### EXERCISE TASK
Repeat every line of the listing below exactly, minus the pictures.
'''
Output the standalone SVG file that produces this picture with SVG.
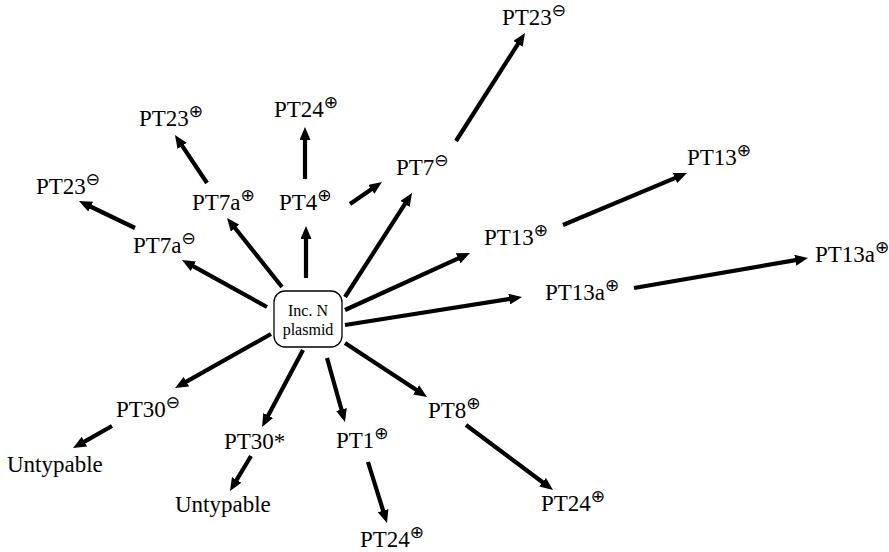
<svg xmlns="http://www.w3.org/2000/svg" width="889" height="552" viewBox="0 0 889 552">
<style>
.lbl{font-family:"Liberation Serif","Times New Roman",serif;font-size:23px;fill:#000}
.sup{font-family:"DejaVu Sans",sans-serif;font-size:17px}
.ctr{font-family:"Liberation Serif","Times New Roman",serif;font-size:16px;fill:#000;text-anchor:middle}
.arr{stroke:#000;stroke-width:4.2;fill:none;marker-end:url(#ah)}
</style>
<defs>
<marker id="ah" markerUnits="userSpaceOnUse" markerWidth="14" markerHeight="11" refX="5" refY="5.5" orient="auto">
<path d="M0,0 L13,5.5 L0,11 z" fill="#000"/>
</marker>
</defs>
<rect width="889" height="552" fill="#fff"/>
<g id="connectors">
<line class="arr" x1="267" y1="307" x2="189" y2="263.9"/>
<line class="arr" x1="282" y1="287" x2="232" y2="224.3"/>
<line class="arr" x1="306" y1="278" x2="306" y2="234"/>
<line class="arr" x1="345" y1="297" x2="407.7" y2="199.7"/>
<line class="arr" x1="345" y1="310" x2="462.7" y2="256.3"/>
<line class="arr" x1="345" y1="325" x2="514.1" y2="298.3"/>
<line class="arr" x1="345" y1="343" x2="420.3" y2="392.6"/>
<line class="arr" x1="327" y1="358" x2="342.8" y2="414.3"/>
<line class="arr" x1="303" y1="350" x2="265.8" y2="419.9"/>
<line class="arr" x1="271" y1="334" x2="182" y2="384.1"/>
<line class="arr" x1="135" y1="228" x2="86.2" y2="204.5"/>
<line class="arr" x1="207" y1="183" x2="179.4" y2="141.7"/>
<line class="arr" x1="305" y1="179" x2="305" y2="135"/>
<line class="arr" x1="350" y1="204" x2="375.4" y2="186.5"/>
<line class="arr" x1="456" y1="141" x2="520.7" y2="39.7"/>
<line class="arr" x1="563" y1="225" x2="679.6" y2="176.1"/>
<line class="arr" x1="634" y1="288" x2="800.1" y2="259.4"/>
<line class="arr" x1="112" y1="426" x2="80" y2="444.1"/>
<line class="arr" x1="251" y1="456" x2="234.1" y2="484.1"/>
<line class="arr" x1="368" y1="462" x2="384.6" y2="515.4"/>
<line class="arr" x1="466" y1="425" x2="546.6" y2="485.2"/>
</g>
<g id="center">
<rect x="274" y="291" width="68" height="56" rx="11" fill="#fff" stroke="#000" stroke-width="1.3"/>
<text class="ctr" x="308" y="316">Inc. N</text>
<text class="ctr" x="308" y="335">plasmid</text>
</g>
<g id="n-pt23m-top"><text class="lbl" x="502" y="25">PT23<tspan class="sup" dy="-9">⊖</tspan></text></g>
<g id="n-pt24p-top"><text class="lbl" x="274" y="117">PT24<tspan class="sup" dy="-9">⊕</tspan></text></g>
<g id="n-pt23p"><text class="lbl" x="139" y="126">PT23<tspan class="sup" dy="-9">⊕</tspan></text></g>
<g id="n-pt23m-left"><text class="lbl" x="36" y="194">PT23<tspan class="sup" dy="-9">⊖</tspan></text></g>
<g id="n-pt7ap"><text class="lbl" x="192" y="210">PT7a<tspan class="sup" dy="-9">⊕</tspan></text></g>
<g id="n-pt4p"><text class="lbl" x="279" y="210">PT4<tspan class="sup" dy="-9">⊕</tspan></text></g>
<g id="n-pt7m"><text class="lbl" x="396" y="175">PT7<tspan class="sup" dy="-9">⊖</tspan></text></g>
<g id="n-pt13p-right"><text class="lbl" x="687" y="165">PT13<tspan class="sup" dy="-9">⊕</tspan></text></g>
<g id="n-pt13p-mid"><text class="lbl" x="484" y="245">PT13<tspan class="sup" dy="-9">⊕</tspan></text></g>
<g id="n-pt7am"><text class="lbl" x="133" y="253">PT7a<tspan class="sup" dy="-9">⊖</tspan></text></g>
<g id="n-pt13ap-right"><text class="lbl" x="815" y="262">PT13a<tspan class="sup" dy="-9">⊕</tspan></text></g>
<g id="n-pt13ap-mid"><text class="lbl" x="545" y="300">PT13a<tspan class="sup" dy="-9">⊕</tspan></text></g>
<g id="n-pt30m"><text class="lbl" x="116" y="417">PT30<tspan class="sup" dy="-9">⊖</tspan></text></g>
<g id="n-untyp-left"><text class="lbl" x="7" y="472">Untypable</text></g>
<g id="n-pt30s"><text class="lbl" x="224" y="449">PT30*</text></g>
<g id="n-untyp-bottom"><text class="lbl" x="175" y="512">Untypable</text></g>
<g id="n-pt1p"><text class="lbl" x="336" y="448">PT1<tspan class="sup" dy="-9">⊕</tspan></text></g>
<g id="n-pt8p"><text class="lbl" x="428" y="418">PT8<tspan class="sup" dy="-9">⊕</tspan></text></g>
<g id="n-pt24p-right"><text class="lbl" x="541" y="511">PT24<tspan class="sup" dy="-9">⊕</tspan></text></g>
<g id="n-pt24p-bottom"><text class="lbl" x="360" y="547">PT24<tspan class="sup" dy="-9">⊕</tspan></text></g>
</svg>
'''
### THE REPLY
Output the standalone SVG file that produces this picture with SVG.
<svg xmlns="http://www.w3.org/2000/svg" width="889" height="552" viewBox="0 0 889 552">
<style>
.lbl{font-family:"Liberation Serif","Times New Roman",serif;font-size:23px;fill:#000}
.sup{font-family:"DejaVu Sans",sans-serif;font-size:17px}
.ctr{font-family:"Liberation Serif","Times New Roman",serif;font-size:16px;fill:#000;text-anchor:middle}
.arr{stroke:#000;stroke-width:4.2;fill:none;marker-end:url(#ah)}
</style>
<defs>
<marker id="ah" markerUnits="userSpaceOnUse" markerWidth="14" markerHeight="11" refX="5" refY="5.5" orient="auto">
<path d="M0,0 L13,5.5 L0,11 z" fill="#000"/>
</marker>
</defs>
<rect width="889" height="552" fill="#fff"/>
<g id="connectors">
<line class="arr" x1="267" y1="307" x2="189" y2="263.9"/>
<line class="arr" x1="282" y1="287" x2="232" y2="224.3"/>
<line class="arr" x1="306" y1="278" x2="306" y2="234"/>
<line class="arr" x1="345" y1="297" x2="407.7" y2="199.7"/>
<line class="arr" x1="345" y1="310" x2="462.7" y2="256.3"/>
<line class="arr" x1="345" y1="325" x2="514.1" y2="298.3"/>
<line class="arr" x1="345" y1="343" x2="420.3" y2="392.6"/>
<line class="arr" x1="327" y1="358" x2="342.8" y2="414.3"/>
<line class="arr" x1="303" y1="350" x2="265.8" y2="419.9"/>
<line class="arr" x1="271" y1="334" x2="182" y2="384.1"/>
<line class="arr" x1="135" y1="228" x2="86.2" y2="204.5"/>
<line class="arr" x1="207" y1="183" x2="179.4" y2="141.7"/>
<line class="arr" x1="305" y1="179" x2="305" y2="135"/>
<line class="arr" x1="350" y1="204" x2="375.4" y2="186.5"/>
<line class="arr" x1="456" y1="141" x2="520.7" y2="39.7"/>
<line class="arr" x1="563" y1="225" x2="679.6" y2="176.1"/>
<line class="arr" x1="634" y1="288" x2="800.1" y2="259.4"/>
<line class="arr" x1="112" y1="426" x2="80" y2="444.1"/>
<line class="arr" x1="251" y1="456" x2="234.1" y2="484.1"/>
<line class="arr" x1="368" y1="462" x2="384.6" y2="515.4"/>
<line class="arr" x1="466" y1="425" x2="546.6" y2="485.2"/>
</g>
<g id="center">
<rect x="274" y="291" width="68" height="56" rx="11" fill="#fff" stroke="#000" stroke-width="1.3"/>
<text class="ctr" x="308" y="316">Inc. N</text>
<text class="ctr" x="308" y="335">plasmid</text>
</g>
<g id="n-pt23m-top"><text class="lbl" x="502" y="25">PT23<tspan class="sup" dy="-9">⊖</tspan></text></g>
<g id="n-pt24p-top"><text class="lbl" x="274" y="117">PT24<tspan class="sup" dy="-9">⊕</tspan></text></g>
<g id="n-pt23p"><text class="lbl" x="139" y="126">PT23<tspan class="sup" dy="-9">⊕</tspan></text></g>
<g id="n-pt23m-left"><text class="lbl" x="36" y="194">PT23<tspan class="sup" dy="-9">⊖</tspan></text></g>
<g id="n-pt7ap"><text class="lbl" x="192" y="210">PT7a<tspan class="sup" dy="-9">⊕</tspan></text></g>
<g id="n-pt4p"><text class="lbl" x="279" y="210">PT4<tspan class="sup" dy="-9">⊕</tspan></text></g>
<g id="n-pt7m"><text class="lbl" x="396" y="175">PT7<tspan class="sup" dy="-9">⊖</tspan></text></g>
<g id="n-pt13p-right"><text class="lbl" x="687" y="165">PT13<tspan class="sup" dy="-9">⊕</tspan></text></g>
<g id="n-pt13p-mid"><text class="lbl" x="484" y="245">PT13<tspan class="sup" dy="-9">⊕</tspan></text></g>
<g id="n-pt7am"><text class="lbl" x="133" y="253">PT7a<tspan class="sup" dy="-9">⊖</tspan></text></g>
<g id="n-pt13ap-right"><text class="lbl" x="815" y="262">PT13a<tspan class="sup" dy="-9">⊕</tspan></text></g>
<g id="n-pt13ap-mid"><text class="lbl" x="545" y="300">PT13a<tspan class="sup" dy="-9">⊕</tspan></text></g>
<g id="n-pt30m"><text class="lbl" x="116" y="417">PT30<tspan class="sup" dy="-9">⊖</tspan></text></g>
<g id="n-untyp-left"><text class="lbl" x="7" y="472">Untypable</text></g>
<g id="n-pt30s"><text class="lbl" x="224" y="449">PT30*</text></g>
<g id="n-untyp-bottom"><text class="lbl" x="175" y="512">Untypable</text></g>
<g id="n-pt1p"><text class="lbl" x="336" y="448">PT1<tspan class="sup" dy="-9">⊕</tspan></text></g>
<g id="n-pt8p"><text class="lbl" x="428" y="418">PT8<tspan class="sup" dy="-9">⊕</tspan></text></g>
<g id="n-pt24p-right"><text class="lbl" x="541" y="511">PT24<tspan class="sup" dy="-9">⊕</tspan></text></g>
<g id="n-pt24p-bottom"><text class="lbl" x="360" y="547">PT24<tspan class="sup" dy="-9">⊕</tspan></text></g>
</svg>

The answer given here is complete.